TASK DIRECTIONS:
Return the whole listing, line for line, without the pictures in it.

GIVEN MATERIAL:

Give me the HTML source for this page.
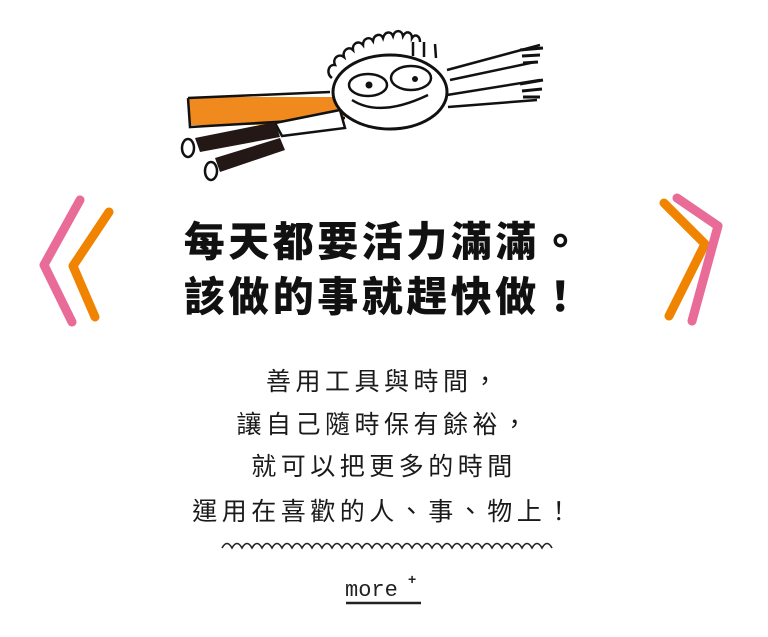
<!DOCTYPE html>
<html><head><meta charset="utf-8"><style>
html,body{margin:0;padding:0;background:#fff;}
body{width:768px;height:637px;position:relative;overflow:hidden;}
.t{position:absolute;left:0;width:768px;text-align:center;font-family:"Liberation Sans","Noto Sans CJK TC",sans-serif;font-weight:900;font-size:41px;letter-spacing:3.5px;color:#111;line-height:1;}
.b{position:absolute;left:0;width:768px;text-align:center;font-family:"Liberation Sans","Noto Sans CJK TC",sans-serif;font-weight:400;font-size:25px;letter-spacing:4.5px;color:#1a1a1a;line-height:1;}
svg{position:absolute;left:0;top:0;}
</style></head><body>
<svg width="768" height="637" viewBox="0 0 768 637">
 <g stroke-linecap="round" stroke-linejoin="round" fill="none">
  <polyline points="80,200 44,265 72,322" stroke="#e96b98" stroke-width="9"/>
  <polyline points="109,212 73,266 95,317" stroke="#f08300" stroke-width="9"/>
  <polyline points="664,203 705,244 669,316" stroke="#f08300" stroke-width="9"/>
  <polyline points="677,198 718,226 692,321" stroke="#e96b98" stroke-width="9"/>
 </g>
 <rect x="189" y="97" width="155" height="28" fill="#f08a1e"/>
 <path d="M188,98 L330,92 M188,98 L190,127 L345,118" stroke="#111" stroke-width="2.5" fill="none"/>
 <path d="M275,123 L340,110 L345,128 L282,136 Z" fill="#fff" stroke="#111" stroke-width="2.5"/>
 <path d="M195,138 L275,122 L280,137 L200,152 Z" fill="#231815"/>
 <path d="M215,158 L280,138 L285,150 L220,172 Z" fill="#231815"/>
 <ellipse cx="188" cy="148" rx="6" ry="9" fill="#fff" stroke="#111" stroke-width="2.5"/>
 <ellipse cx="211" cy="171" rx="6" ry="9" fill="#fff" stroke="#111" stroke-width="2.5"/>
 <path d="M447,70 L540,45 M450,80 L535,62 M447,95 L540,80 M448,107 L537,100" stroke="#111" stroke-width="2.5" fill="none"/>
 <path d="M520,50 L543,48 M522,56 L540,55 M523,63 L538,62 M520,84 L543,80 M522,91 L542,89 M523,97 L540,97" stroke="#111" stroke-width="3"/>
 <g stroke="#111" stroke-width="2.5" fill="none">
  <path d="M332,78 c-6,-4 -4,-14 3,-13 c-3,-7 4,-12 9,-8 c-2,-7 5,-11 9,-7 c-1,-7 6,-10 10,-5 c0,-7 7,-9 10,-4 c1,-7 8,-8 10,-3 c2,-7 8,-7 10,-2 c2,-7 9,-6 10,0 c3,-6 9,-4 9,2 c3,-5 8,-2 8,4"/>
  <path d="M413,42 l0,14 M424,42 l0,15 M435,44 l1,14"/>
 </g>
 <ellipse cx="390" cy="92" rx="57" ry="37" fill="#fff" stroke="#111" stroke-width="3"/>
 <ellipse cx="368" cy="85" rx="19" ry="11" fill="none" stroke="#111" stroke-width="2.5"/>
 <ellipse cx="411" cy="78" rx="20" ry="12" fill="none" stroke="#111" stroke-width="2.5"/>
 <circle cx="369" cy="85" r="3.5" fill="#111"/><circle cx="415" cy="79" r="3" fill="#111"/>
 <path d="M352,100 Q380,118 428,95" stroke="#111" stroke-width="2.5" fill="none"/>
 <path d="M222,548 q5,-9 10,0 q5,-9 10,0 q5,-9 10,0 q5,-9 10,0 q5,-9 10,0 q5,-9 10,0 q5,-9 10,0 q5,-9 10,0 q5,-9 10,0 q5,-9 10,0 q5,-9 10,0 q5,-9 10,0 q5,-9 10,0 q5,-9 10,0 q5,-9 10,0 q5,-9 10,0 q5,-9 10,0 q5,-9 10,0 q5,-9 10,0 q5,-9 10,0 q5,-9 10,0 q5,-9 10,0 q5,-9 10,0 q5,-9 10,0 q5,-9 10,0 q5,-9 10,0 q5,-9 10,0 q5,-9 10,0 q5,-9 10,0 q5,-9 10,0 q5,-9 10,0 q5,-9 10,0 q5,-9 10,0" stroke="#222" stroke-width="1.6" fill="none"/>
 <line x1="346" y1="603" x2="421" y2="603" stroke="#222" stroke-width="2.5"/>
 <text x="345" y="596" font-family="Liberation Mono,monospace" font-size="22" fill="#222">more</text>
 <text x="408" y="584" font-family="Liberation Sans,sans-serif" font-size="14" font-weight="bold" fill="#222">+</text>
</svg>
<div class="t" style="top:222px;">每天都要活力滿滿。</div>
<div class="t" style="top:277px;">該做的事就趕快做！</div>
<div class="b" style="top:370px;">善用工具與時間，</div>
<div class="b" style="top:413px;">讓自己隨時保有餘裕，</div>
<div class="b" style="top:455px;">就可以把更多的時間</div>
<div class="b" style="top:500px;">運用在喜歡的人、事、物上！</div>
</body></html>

TASK ANSWER:
Give me the HTML source for this page.
<!DOCTYPE html>
<html><head><meta charset="utf-8"><style>
html,body{margin:0;padding:0;background:#fff;}
body{width:768px;height:637px;position:relative;overflow:hidden;}
.t{position:absolute;left:0;width:768px;text-align:center;font-family:"Liberation Sans","Noto Sans CJK TC",sans-serif;font-weight:900;font-size:41px;letter-spacing:3.5px;color:#111;line-height:1;}
.b{position:absolute;left:0;width:768px;text-align:center;font-family:"Liberation Sans","Noto Sans CJK TC",sans-serif;font-weight:400;font-size:25px;letter-spacing:4.5px;color:#1a1a1a;line-height:1;}
svg{position:absolute;left:0;top:0;}
</style></head><body>
<svg width="768" height="637" viewBox="0 0 768 637">
 <g stroke-linecap="round" stroke-linejoin="round" fill="none">
  <polyline points="80,200 44,265 72,322" stroke="#e96b98" stroke-width="9"/>
  <polyline points="109,212 73,266 95,317" stroke="#f08300" stroke-width="9"/>
  <polyline points="664,203 705,244 669,316" stroke="#f08300" stroke-width="9"/>
  <polyline points="677,198 718,226 692,321" stroke="#e96b98" stroke-width="9"/>
 </g>
 <rect x="189" y="97" width="155" height="28" fill="#f08a1e"/>
 <path d="M188,98 L330,92 M188,98 L190,127 L345,118" stroke="#111" stroke-width="2.5" fill="none"/>
 <path d="M275,123 L340,110 L345,128 L282,136 Z" fill="#fff" stroke="#111" stroke-width="2.5"/>
 <path d="M195,138 L275,122 L280,137 L200,152 Z" fill="#231815"/>
 <path d="M215,158 L280,138 L285,150 L220,172 Z" fill="#231815"/>
 <ellipse cx="188" cy="148" rx="6" ry="9" fill="#fff" stroke="#111" stroke-width="2.5"/>
 <ellipse cx="211" cy="171" rx="6" ry="9" fill="#fff" stroke="#111" stroke-width="2.5"/>
 <path d="M447,70 L540,45 M450,80 L535,62 M447,95 L540,80 M448,107 L537,100" stroke="#111" stroke-width="2.5" fill="none"/>
 <path d="M520,50 L543,48 M522,56 L540,55 M523,63 L538,62 M520,84 L543,80 M522,91 L542,89 M523,97 L540,97" stroke="#111" stroke-width="3"/>
 <g stroke="#111" stroke-width="2.5" fill="none">
  <path d="M332,78 c-6,-4 -4,-14 3,-13 c-3,-7 4,-12 9,-8 c-2,-7 5,-11 9,-7 c-1,-7 6,-10 10,-5 c0,-7 7,-9 10,-4 c1,-7 8,-8 10,-3 c2,-7 8,-7 10,-2 c2,-7 9,-6 10,0 c3,-6 9,-4 9,2 c3,-5 8,-2 8,4"/>
  <path d="M413,42 l0,14 M424,42 l0,15 M435,44 l1,14"/>
 </g>
 <ellipse cx="390" cy="92" rx="57" ry="37" fill="#fff" stroke="#111" stroke-width="3"/>
 <ellipse cx="368" cy="85" rx="19" ry="11" fill="none" stroke="#111" stroke-width="2.5"/>
 <ellipse cx="411" cy="78" rx="20" ry="12" fill="none" stroke="#111" stroke-width="2.5"/>
 <circle cx="369" cy="85" r="3.5" fill="#111"/><circle cx="415" cy="79" r="3" fill="#111"/>
 <path d="M352,100 Q380,118 428,95" stroke="#111" stroke-width="2.5" fill="none"/>
 <path d="M222,548 q5,-9 10,0 q5,-9 10,0 q5,-9 10,0 q5,-9 10,0 q5,-9 10,0 q5,-9 10,0 q5,-9 10,0 q5,-9 10,0 q5,-9 10,0 q5,-9 10,0 q5,-9 10,0 q5,-9 10,0 q5,-9 10,0 q5,-9 10,0 q5,-9 10,0 q5,-9 10,0 q5,-9 10,0 q5,-9 10,0 q5,-9 10,0 q5,-9 10,0 q5,-9 10,0 q5,-9 10,0 q5,-9 10,0 q5,-9 10,0 q5,-9 10,0 q5,-9 10,0 q5,-9 10,0 q5,-9 10,0 q5,-9 10,0 q5,-9 10,0 q5,-9 10,0 q5,-9 10,0 q5,-9 10,0" stroke="#222" stroke-width="1.6" fill="none"/>
 <line x1="346" y1="603" x2="421" y2="603" stroke="#222" stroke-width="2.5"/>
 <text x="345" y="596" font-family="Liberation Mono,monospace" font-size="22" fill="#222">more</text>
 <text x="408" y="584" font-family="Liberation Sans,sans-serif" font-size="14" font-weight="bold" fill="#222">+</text>
</svg>
<div class="t" style="top:222px;">每天都要活力滿滿。</div>
<div class="t" style="top:277px;">該做的事就趕快做！</div>
<div class="b" style="top:370px;">善用工具與時間，</div>
<div class="b" style="top:413px;">讓自己隨時保有餘裕，</div>
<div class="b" style="top:455px;">就可以把更多的時間</div>
<div class="b" style="top:500px;">運用在喜歡的人、事、物上！</div>
</body></html>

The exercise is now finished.